The proverbial saying that death and taxes are two things we humans cannot avoid comes to mind each year as we come nearer to April 15. This would be a good year to make sure, even if you are a solopreneur, to seek advice from a CPA on what the new tax laws might mean for you. The media makes you anxious with disbelief that you will actually gain from the Trump tax reforms, so you are obviously on edge.
Do not fret my friends, all is well. The overwhelming majority of small businesses and self-employed entrepreneurs can expect to benefit from key changes and updates to the tax code that will help save both time and money. As we have mentioned previously, few of us go into business as tax experts, and are thus left befuddled by how the sweeping changes ushered in in 2017 will affect us. From a macro perspective, the goal of President Trump is based on the simple principle of small businesses reinvesting their tax savings directly back into their day-to-day business operations by purchasing new equipment, investing in expansion, and/or hiring new employees, helping to spur overall economic growth throughout the country. After all, this is how America grows, via small businesses.
Let’s take a look at some of the advantages of the new tax code for you and your business.
Most Small Businesses Can Now Enjoy a 20% Business Income Deduction: This is a bit tricky to explain, but basically, the feds wanted to give small businesses a similar tax break to their C Corp brethren. So to give small businesses a tax cut, Congress had to come up with a new tax deduction: the 20% Qualified Business Income Deduction. Put simply, if your business’ taxable income was $100,000, then after the 20% deduction, you only have to pay taxes on $80,000.
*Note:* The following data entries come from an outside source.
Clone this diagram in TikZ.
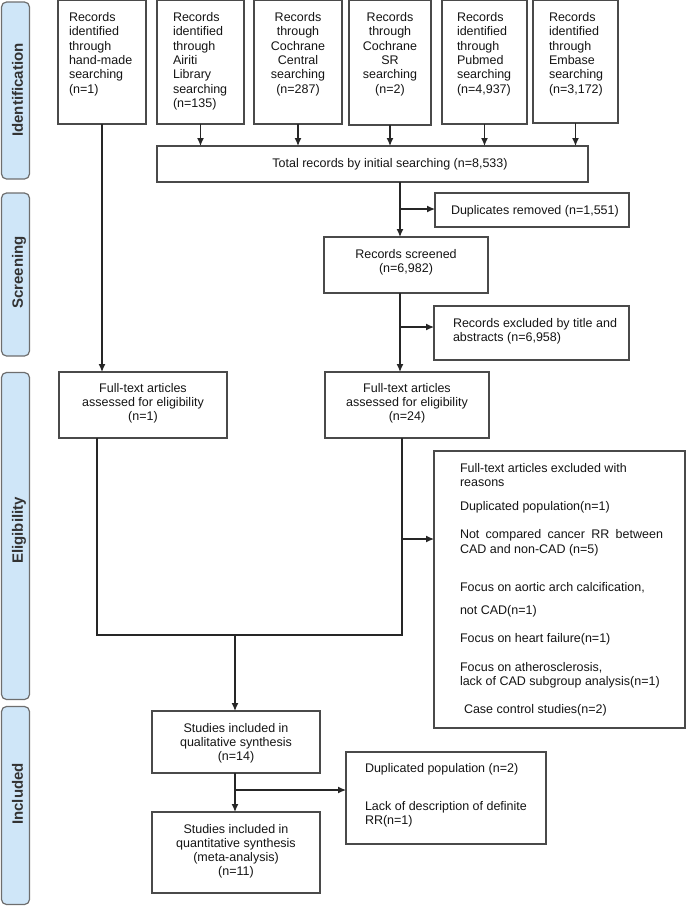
\documentclass[tikz,border=0pt]{standalone}
\usepackage{fontspec}
\setmainfont{Liberation Sans}
\usetikzlibrary{arrows.meta}
\definecolor{sidefill}{HTML}{CFE6F8}
\definecolor{sideline}{HTML}{6E6E6E}
\definecolor{boxline}{HTML}{4A4A4A}
\definecolor{arrline}{HTML}{262626}
\newcommand\mybox[7]{\node[box, anchor=north west] (#1) at (#2,#3) {\parbox[c][\dimexpr #5pt-#3pt\relax][t]{\dimexpr #4pt-#2pt\relax}{\vspace*{#6pt}#7}};}
\tikzset{
  box/.style={draw=boxline, line width=1.1pt, inner sep=0pt, outer sep=0pt, font=\fontsize{12.5}{14.3}\selectfont, text=black!92},
  arr/.style={draw=arrline, line width=1.2pt, -{Latex[length=8pt,width=7pt]}},
  ln/.style={draw=arrline, line width=1.2pt},
  side/.style={draw=sideline, fill=sidefill, line width=1.2pt, rounded corners=5pt, inner sep=0pt},
  sidelabel/.style={rotate=90, anchor=base west, inner sep=0pt, font=\fontsize{15}{17}\selectfont\bfseries, text=black!80}
}
\begin{document}
\begin{tikzpicture}[x=1pt,y=-1pt]
\useasboundingbox (0,0) rectangle (686,906);
% side labels
\node[side, minimum width=28pt, minimum height=177pt] (sI) at (15.5,90.5) {};
\node[side, minimum width=28pt, minimum height=163pt] (sS) at (15.5,274.5) {};
\node[side, minimum width=28pt, minimum height=327pt] (sE) at (15.5,536) {};
\node[side, minimum width=28pt, minimum height=198pt] (sN) at (15.5,805.5) {};
\node[sidelabel] (tI) at (23,137) {Identification};
\node[sidelabel] (tS) at (23,309) {Screening};
\node[sidelabel] (tE) at (23,564) {Eligibility};
\node[sidelabel] (tN) at (23,825) {Included};
% top boxes
\mybox{b1}{58}{0.6}{146}{124}{12}{\raggedright\leftskip=11pt Records\\identified\\through\\hand-made\\searching\\(n=1)}
\mybox{b2}{157}{0.6}{244}{124}{12}{\raggedright\leftskip=16pt Records\\identified\\through\\Airiti\\Library\\searching\\(n=135)}
\mybox{b3}{254}{0.6}{342}{124}{12}{\centering Records\\through\\Cochrane\\Central\\searching\\(n=287)}
\mybox{b4}{349}{0.6}{431}{125}{12}{\centering Records\\through\\Cochrane\\SR\\searching\\(n=2)}
\mybox{b5}{442}{0.6}{527}{124}{12}{\raggedright\leftskip=15pt Records\\identified\\through\\Pubmed\\searching\\(n=4,937)}
\mybox{b6}{533}{0.6}{618}{123}{12}{\raggedright\leftskip=16pt Records\\identified\\through\\Embase\\searching\\(n=3,172)}
\mybox{total}{157}{146}{588}{182}{12.5}{\centering\hspace*{35pt}Total records by initial searching (n=8,533)}
\mybox{dup}{435}{193}{629}{227}{12.5}{\raggedright\leftskip=16pt Duplicates removed (n=1,551)}
\mybox{scr}{324}{237}{488}{293}{12}{\centering Records screened\\(n=6,982)}
\mybox{excl}{434}{306}{629}{360}{12}{\raggedright\leftskip=19pt Records excluded by title and\\abstracts (n=6,958)}
\mybox{ft1}{59}{372}{227}{438}{11}{\centering Full-text articles\\assessed for eligibility\\(n=1)}
\mybox{ft2}{325}{372}{489}{438}{11}{\centering Full-text articles\\assessed for eligibility\\(n=24)}
\mybox{reasons}{434}{451}{685}{728}{12.5}{\raggedright\leftskip=26pt Full-text articles excluded with\\reasons\\[9.7pt]Duplicated population(n=1)\\[13.7pt]\makebox[203pt][s]{Not compared cancer RR between}\\CAD and non-CAD (n=5)\\[23.7pt]Focus on aortic arch calcification,\\[8.7pt]not CAD(n=1)\\[13.7pt]Focus on heart failure(n=1)\\[14.7pt]Focus on atherosclerosis,\\lack of CAD subgroup analysis(n=1)\\[13.7pt]\hspace*{4pt}Case control studies(n=2)}
\mybox{qual}{152}{711}{320}{773}{12}{\centering Studies included in\\qualitative synthesis\\(n=14)}
\mybox{quant}{152}{812}{320}{893}{12}{\centering Studies included in\\quantitative synthesis\\(meta-analysis)\\(n=11)}
\mybox{dup2}{346}{752}{546}{844}{11.5}{\raggedright\leftskip=19pt Duplicated population (n=2)\\[23.7pt]Lack of description of definite\\RR(n=1)}
% connectors
\foreach \b in {b2,b3,b4,b5,b6} \draw[arr] (\b.south) -- (\b.south |- total.north);
\draw[arr] (b1.south) -- (b1.south |- ft1.north);
\coordinate (sp) at (400,0);
\draw[arr] (total.south -| sp) -- (scr.north -| sp);
\coordinate (d1) at (400,209);
\draw[arr] (d1) -- (d1 -| dup.west);
\draw[arr] (scr.south -| sp) -- (ft2.north -| sp);
\coordinate (e1) at (400,327);
\draw[arr] (e1) -- (e1 -| excl.west);
\coordinate (jL) at (97,635);
\coordinate (jR) at (402,635);
\coordinate (jM) at (235,635);
\draw[ln] (ft1.south -| jL) -- (jL) -- (jR) -- (ft2.south -| jR);
\coordinate (r1) at (402,539);
\draw[arr] (r1) -- (r1 -| reasons.west);
\draw[arr] (jM) -- (jM |- qual.north);
\coordinate (q) at (235,0);
\draw[arr] (qual.south -| q) -- (quant.north -| q);
\coordinate (d2) at (235,790);
\draw[arr] (d2) -- (d2 -| dup2.west);
\end{tikzpicture}
\end{document}
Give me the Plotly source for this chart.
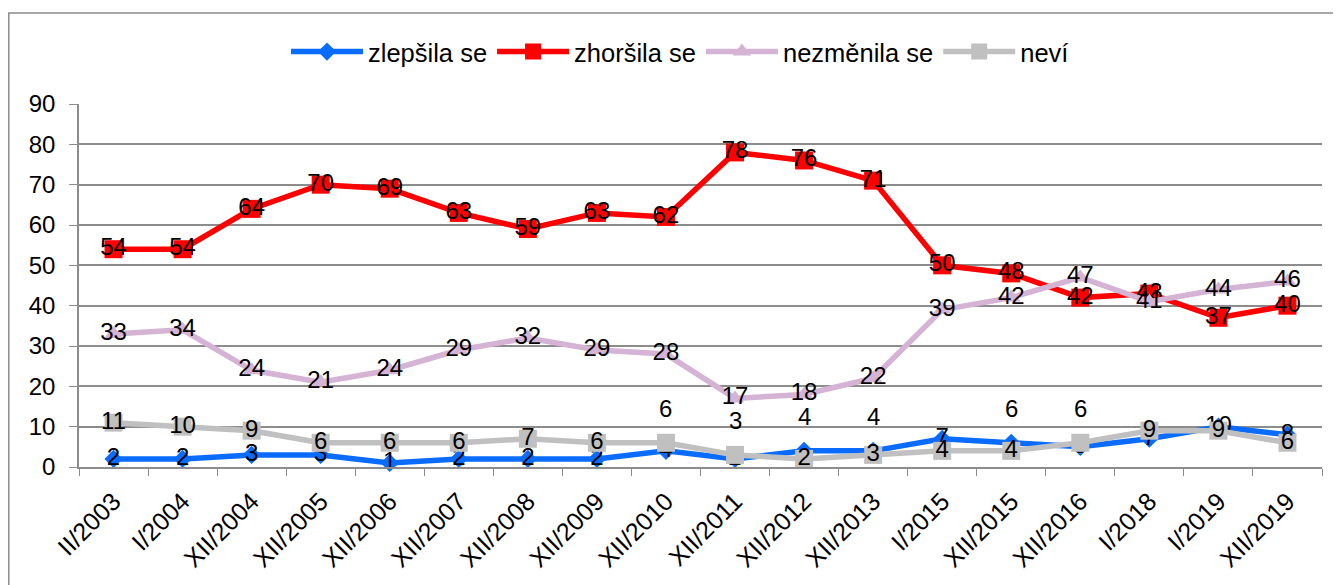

Opportunity to Pass More Wealth Tax-Free to the Next Generation: The socialists among you are frothing at the mouth like a psychotic patient on lithium at this notion. Let’s see, would I rather give my hard earned money to my family, or someone who crawls across the border illegally and doesn’t speak English. That’s a tough one. The new tax reform bill doubles the exclusion amount in 2018 to $11.9 million for individuals or $22.36 million for married couples. This means many more small business owners, whose estate is valued under those exclusion amounts, will be able to pass on their businesses and financial legacy tax free — at least for a while.
Mortgage Interest will be affected: The mortgage interest deduction still exists, but far fewer people will be claiming the deduction on their tax returns. This is because the tax reform bill nearly doubled the Standard Deduction from $12,700 to $24,000 for married couples filing jointly, and from $6,350 to $12,000 for single filers, which means it won’t be worth it for many Americans to itemize their deductions.
The 2017 Tax Cuts and Jobs Act is a major piece of legislation, and it’ll most likely take years for all the details to get ironed out. Make an appointment with your CPA and discuss the most pressing issues, such as the 20 percent business income deduction and the estate planning aspect of your portfolio.